After flying from Santo Domingo to Toronto, Wilson Reynoso Vega, 32, traveled to the border between Quebec and New York, enlisting a smuggler to help him get into the United States, where his 11-year-old daughter had been living with her mother in Philadelphia.
As The Washington Post reported on Monday, Reynoso would never make it south of the border. The father was believed to have become disoriented while trying to make his way through marshy woods in the cold and under the cover of night before drowning on April 16.
Friends and family members told The Post that Reynoso had tried to get a U.S. tourist visa to visit his daughter, but his application was reportedly rejected for reasons that are unclear.

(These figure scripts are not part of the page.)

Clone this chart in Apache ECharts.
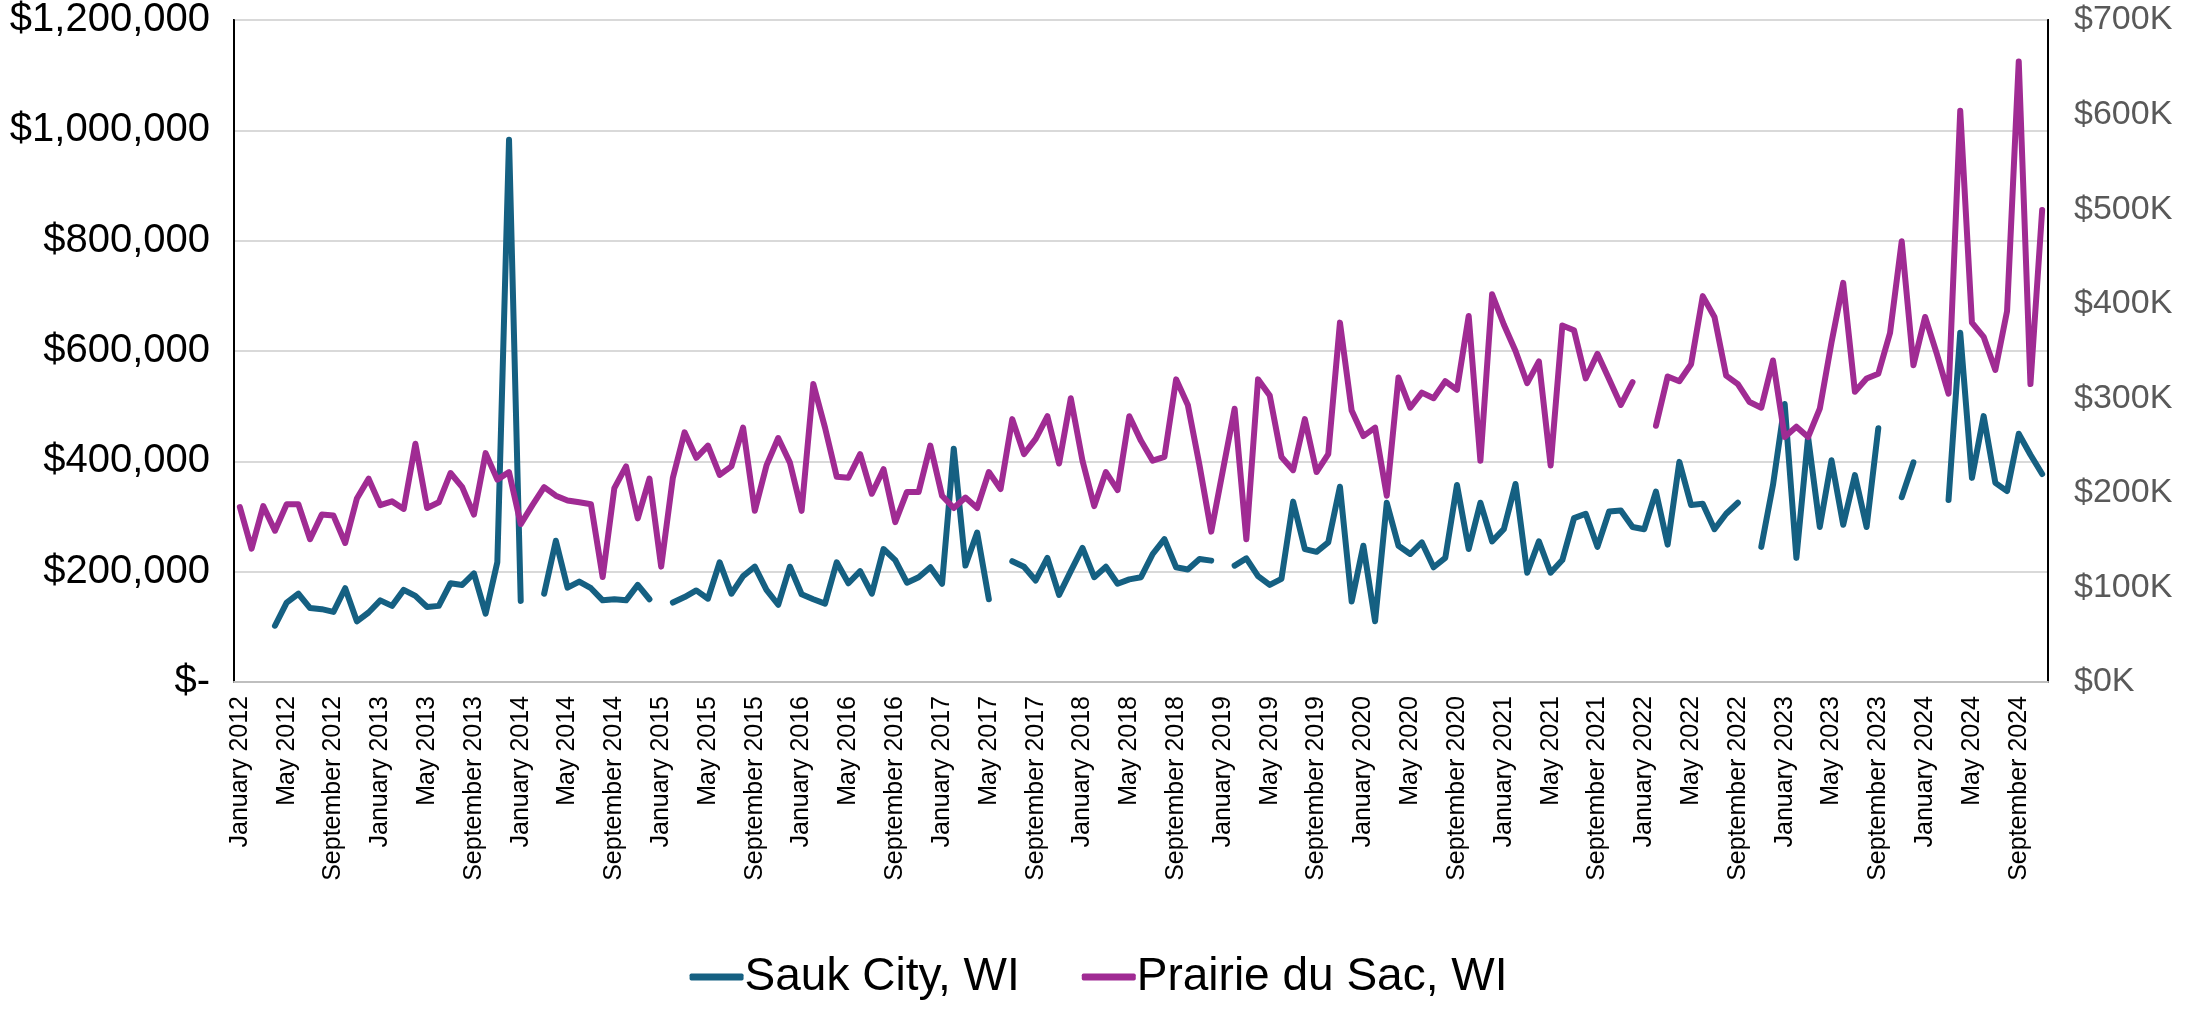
<!DOCTYPE html>
<html>
<head>
<meta charset="utf-8">
<script src="https://cdn.jsdelivr.net/npm/echarts@6/dist/echarts.min.js"></script>
<style>
  html, body { margin: 0; padding: 0; background: #fff; }
  #chart { width: 2197px; height: 1009px; }
</style>
</head>
<body>
<div id="chart"></div>
<script>
/* monthly data, January 2012 - November 2024 */
var monthNames = ['January', 'February', 'March', 'April', 'May', 'June', 'July',
    'August', 'September', 'October', 'November', 'December'];
var firstYear = 2012;
var monthCount = 155;

// Sauk City, WI  (left axis, $K)
var saukCity = [
    null, null, null, 102, 144, 160, 134, 132, 127, 170, 110, 126,
    148, 138, 167, 156, 136, 138, 179, 176, 197, 124, 217, 983,
    147, null, 160, 256, 171, 182, 170, 148, 150, 148, 176, 150,
    null, 144, 154, 166, 151, 217, 160, 192, 209, 167, 140, 209,
    159, 150, 142, 217, 179, 201, 160, 241, 221, 180, 190, 208,
    178, 423, 211, 271, 150, null, 219, 209, 184, 225, 158, 201,
    243, 190, 209, 178, 186, 190, 232, 259, 208, 204, 223, 220,
    null, 211, 224, 192, 176, 187, 327, 241, 236, 253, 354, 146,
    247, 110, 325, 247, 232, 253, 208, 225, 357, 241, 325, 255,
    277, 359, 198, 255, 198, 221, 297, 305, 245, 309, 311, 281,
    277, 345, 249, 399, 321, 323, 277, 305, 325, null, 245, 357,
    504, 225, 444, 281, 402, 285, 375, 281, 460, null, 335, 398,
    null, null, 330, 633, 370, 482, 361, 346, 450, 412, 377
];

// Prairie du Sac, WI  (right axis, $K)
var prairieDuSac = [
    185, 141, 186, 160, 188, 188, 151, 177, 176, 147, 194, 215,
    187, 191, 183, 252, 184, 190, 221, 206, 177, 242, 214, 222,
    167, 187, 206, 197, 192, 190, 188, 111, 205, 228, 173, 215,
    122, 216, 264, 237, 250, 219, 228, 269, 181, 229, 258, 232,
    181, 315, 269, 217, 216, 241, 199, 225, 169, 201, 201, 250,
    197, 184, 195, 184, 222, 204, 278, 241, 257, 281, 231, 300,
    234, 186, 222, 203, 281, 255, 234, 238, 320, 293, 229, 159,
    224, 289, 151, 320, 303, 238, 224, 278, 222, 241, 380, 287,
    260, 269, 197, 322, 290, 306, 300, 318, 309, 387, 234, 410,
    378, 350, 316, 339, 229, 377, 372, 321, 347, 320, 293, 317,
    null, 271, 323, 318, 336, 408, 386, 324, 315, 296, 290, 340,
    259, 270, 259, 289, 359, 422, 307, 321, 326, 369, 466, 335,
    386, 347, 305, 604, 380, 365, 330, 392, 656, 315, 499
];

var months = [];
for (var i = 0; i < monthCount; i++) {
    months.push(monthNames[i % 12] + ' ' + (firstYear + Math.floor(i / 12)));
}

var toDollars = function (arr) {
    return arr.map(function (v) { return v == null ? null : v * 1000; });
};

var chart = echarts.init(document.getElementById('chart'));

chart.setOption({
    animation: false,
    backgroundColor: '#fff',
    textStyle: { fontFamily: 'Liberation Sans, Arial, sans-serif' },
    grid: {
        left: 234, right: 149, top: 20, bottom: 327,
        show: true, borderColor: '#000', borderWidth: 2
    },
    legend: {
        bottom: 4,
        left: 'center',
        itemWidth: 54,
        itemHeight: 7,
        itemGap: 62,
        icon: 'roundRect',
        textStyle: {
            fontFamily: 'Liberation Sans Narrow, Arial Narrow, Liberation Sans, sans-serif',
            fontSize: 46,
            color: '#000',
            padding: [0, 0, 0, -4]
        },
        data: ['Sauk City, WI', 'Prairie du Sac, WI']
    },
    xAxis: {
        type: 'category',
        data: months,
        boundaryGap: true,
        axisLine: { show: true, lineStyle: { color: '#bfbfbf', width: 2 } },
        axisTick: { show: false },
        axisLabel: {
            interval: 3,
            rotate: 90,
            margin: 14,
            fontSize: 25,
            color: '#000'
        }
    },
    yAxis: [
        {
            type: 'value',
            min: 0,
            max: 1200000,
            interval: 200000,
            axisLine: { show: true, lineStyle: { color: '#000', width: 2 } },
            axisTick: { show: false },
            splitLine: { lineStyle: { color: '#d9d9d9', width: 2 } },
            axisLabel: {
                margin: 24,
                fontSize: 40,
                color: '#000',
                formatter: function (v) {
                    return v === 0 ? '$-' : '$' + v.toLocaleString('en-US');
                }
            }
        },
        {
            type: 'value',
            min: 0,
            max: 700000,
            interval: 100000,
            position: 'right',
            axisLine: { show: true, lineStyle: { color: '#000', width: 2 } },
            axisTick: { show: false },
            splitLine: { show: false },
            axisLabel: {
                margin: 26,
                fontSize: 34,
                color: '#595959',
                formatter: function (v) { return '$' + (v / 1000) + 'K'; }
            }
        }
    ],
    series: [
        {
            name: 'Sauk City, WI',
            type: 'line',
            yAxisIndex: 0,
            data: toDollars(saukCity),
            showSymbol: false,
            connectNulls: false,
            color: '#156082',
            lineStyle: { width: 6, cap: 'round', join: 'round' }
        },
        {
            name: 'Prairie du Sac, WI',
            type: 'line',
            yAxisIndex: 1,
            data: toDollars(prairieDuSac),
            showSymbol: false,
            connectNulls: false,
            color: '#A02B93',
            lineStyle: { width: 6, cap: 'round', join: 'round' }
        }
    ]
});
</script>
</body>
</html>
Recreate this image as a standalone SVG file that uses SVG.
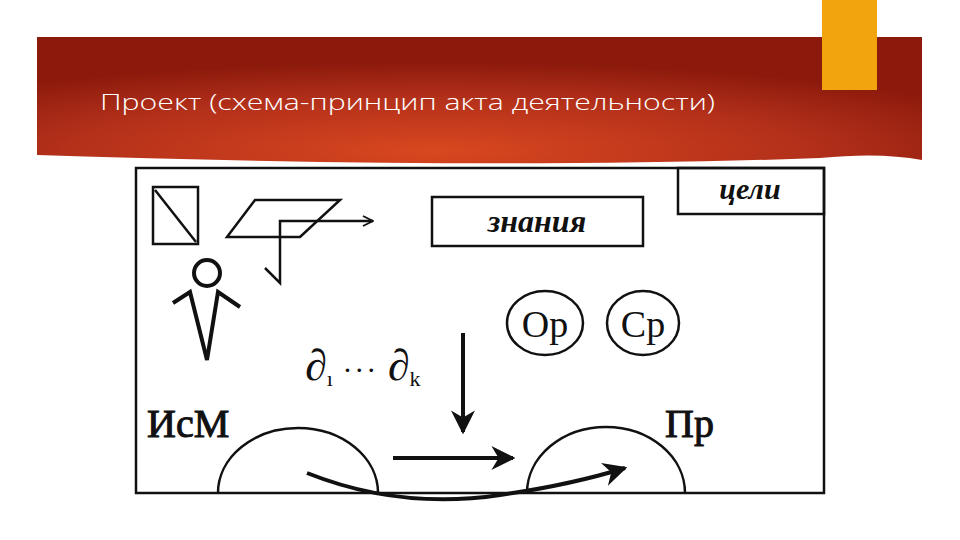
<svg xmlns="http://www.w3.org/2000/svg" width="960" height="540" viewBox="0 0 960 540">
<defs>
<radialGradient id="bg" cx="0.45" cy="0.9" r="0.7">
<stop offset="0" stop-color="#d9471f"/>
<stop offset="0.6" stop-color="#b3301a"/>
<stop offset="1" stop-color="#8c1a0c"/>
</radialGradient>
<marker id="ah" viewBox="0 0 10 10" refX="9" refY="5" markerWidth="6" markerHeight="6" orient="auto"><path d="M0,0 L10,5 L0,10 L3,5 Z" fill="#111"/></marker>
<marker id="oa" viewBox="0 0 10 10" refX="9" refY="5" markerWidth="5" markerHeight="5" orient="auto"><path d="M1,1 L9,5 L1,9" fill="none" stroke="#111" stroke-width="1.5"/></marker>
</defs>
<style>
.ln{fill:none;stroke:#111;stroke-width:2.5}
.th{fill:none;stroke:#111;stroke-width:4}
.ser{font-family:"Liberation Serif",serif;fill:#111}
</style>
<rect width="960" height="540" fill="#fff"/>
<g id="banner">
<path d="M37,37 H922 V160 Q880,152 820,158 Q500,170 37,155 Z" fill="url(#bg)"/>
<rect x="822" y="0" width="55" height="90" fill="#f2a40f"/>
<text x="100" y="110" font-family="'Open Sans','Liberation Sans',sans-serif" font-weight="300" font-size="22" fill="#fff" textLength="615" lengthAdjust="spacingAndGlyphs">Проект (схема-принцип акта деятельности)</text>
</g>
<g id="frame"><rect x="136" y="168" width="688" height="325" class="ln"/></g>
<g id="goals"><rect x="678" y="168" width="146" height="46" class="ln"/><text x="750" y="199" class="ser" font-size="30" font-style="italic" font-weight="bold" text-anchor="middle">цели</text></g>
<g id="knowledge"><rect x="432" y="197" width="211" height="49" class="ln"/><text x="537" y="232" class="ser" font-size="32" font-style="italic" font-weight="bold" text-anchor="middle">знания</text></g>
<g id="or"><ellipse cx="545" cy="323" rx="38" ry="32" class="ln"/><text x="545" y="337" class="ser" font-size="38" text-anchor="middle">Op</text></g>
<g id="sr"><ellipse cx="643" cy="323" rx="36" ry="32" class="ln"/><text x="643" y="337" class="ser" font-size="38" text-anchor="middle">Cp</text></g>
<g id="sign"><rect x="153" y="187" width="45" height="57" class="ln" stroke-width="3"/><line x1="155" y1="190" x2="196" y2="242" class="ln"/></g>
<g id="plane"><path d="M227,237 L255,200 H340 L300,237 Z" class="ln"/><path d="M265,268 L280,283 V221 H373" class="ln" marker-end="url(#oa)"/></g>
<g id="person"><circle cx="207" cy="273" r="13" class="th" stroke-width="3"/><path d="M173,303 L190,292 L207,360 L218,292 L240,307" class="th" stroke-linejoin="miter"/></g>
<g id="ism"><text x="147" y="437" class="ser" font-size="40" stroke="#111" stroke-width="1">ИсМ</text><path d="M218,493 A80,65 0 0 1 378,493" class="ln"/></g>
<g id="pr"><text x="665" y="437" class="ser" font-size="40" stroke="#111" stroke-width="1">Пр</text><path d="M527,493 A79,66 0 0 1 685,493" class="ln"/></g>
<g id="d"><text x="305" y="380" class="ser" font-size="44" font-style="italic">∂<tspan font-size="22" font-style="normal" dy="6">ı</tspan><tspan dy="-6" font-size="30" font-style="normal" letter-spacing="2"> ··· </tspan>∂<tspan font-size="22" font-style="normal" dy="6">k</tspan></text></g>
<g id="connectors">
<line x1="463" y1="333" x2="463" y2="432" class="th" stroke-width="3" marker-end="url(#ah)"/>
<line x1="393" y1="458" x2="513" y2="458" class="th" marker-end="url(#ah)"/>
<path d="M307,473 Q400,510 500,495 Q570,485 625,468" class="th" stroke-width="3" marker-end="url(#ah)"/>
</g>
</svg>
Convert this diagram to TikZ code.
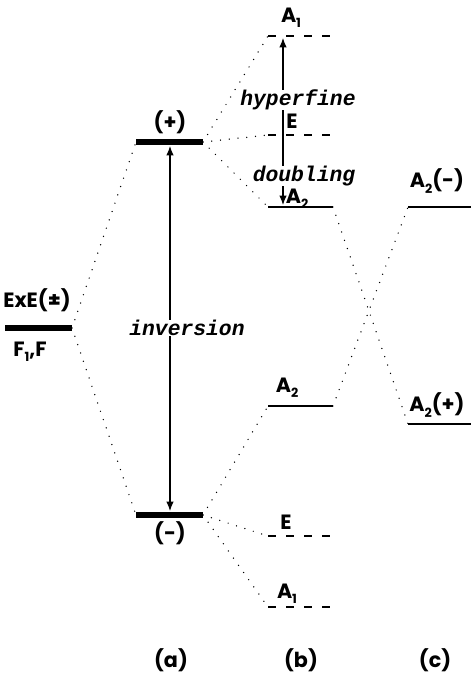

Newsweek contacted the U.S. Department of State's Bureau of Consular Affairs for comment.
After he was rejected for a U.S. tourist visa, Reynoso sought a tourist visa to fly to Toronto, in the hope that having a Canadian stamp in his passport would increase his chances of getting into the U.S.
Rather than apply again for a U.S. visa in Canada, however, he decided to try to cross the border outside designated ports of entry, paying smugglers $3,500 to help him make the journey.
According to those who knew him, Reynoso had been well-known and well-liked in Guaraguao, the farming town he had traveled from.
"Here in the town, he was like a mayor," his brother, Wilton Reynoso, said. "Everyone knew him and loved him."
Wilton told the newspaper that his brother had wanted to find a way to get to the U.S. to be with his daughter, who he had only been able to see through regular video calls.
"For years, ever since his daughter left, he has wanted to go to the U.S.," Wilton said.
Reynoso's death came as Canadian immigration authorities sought to increase border security amid a reported increase in asylum seekers at U.S. borders and President Donald Trump's continued crackdown on immigration.
Canada was warned against launching a similar crackdown, with Center for Gender and Refugee Studies Director Karen Musalo asserting that with "the U.S. asylum system has become increasingly hostile to refugees…we hope that Canada will continue to be a beacon of hope for those whom our system has sadly failed," while delivering testimony earlier this month before the Canadian Parliament's Standing Committee on Citizenship and Immigration.
Newsweek contacted the Canada Border Services Agency for comment on this story.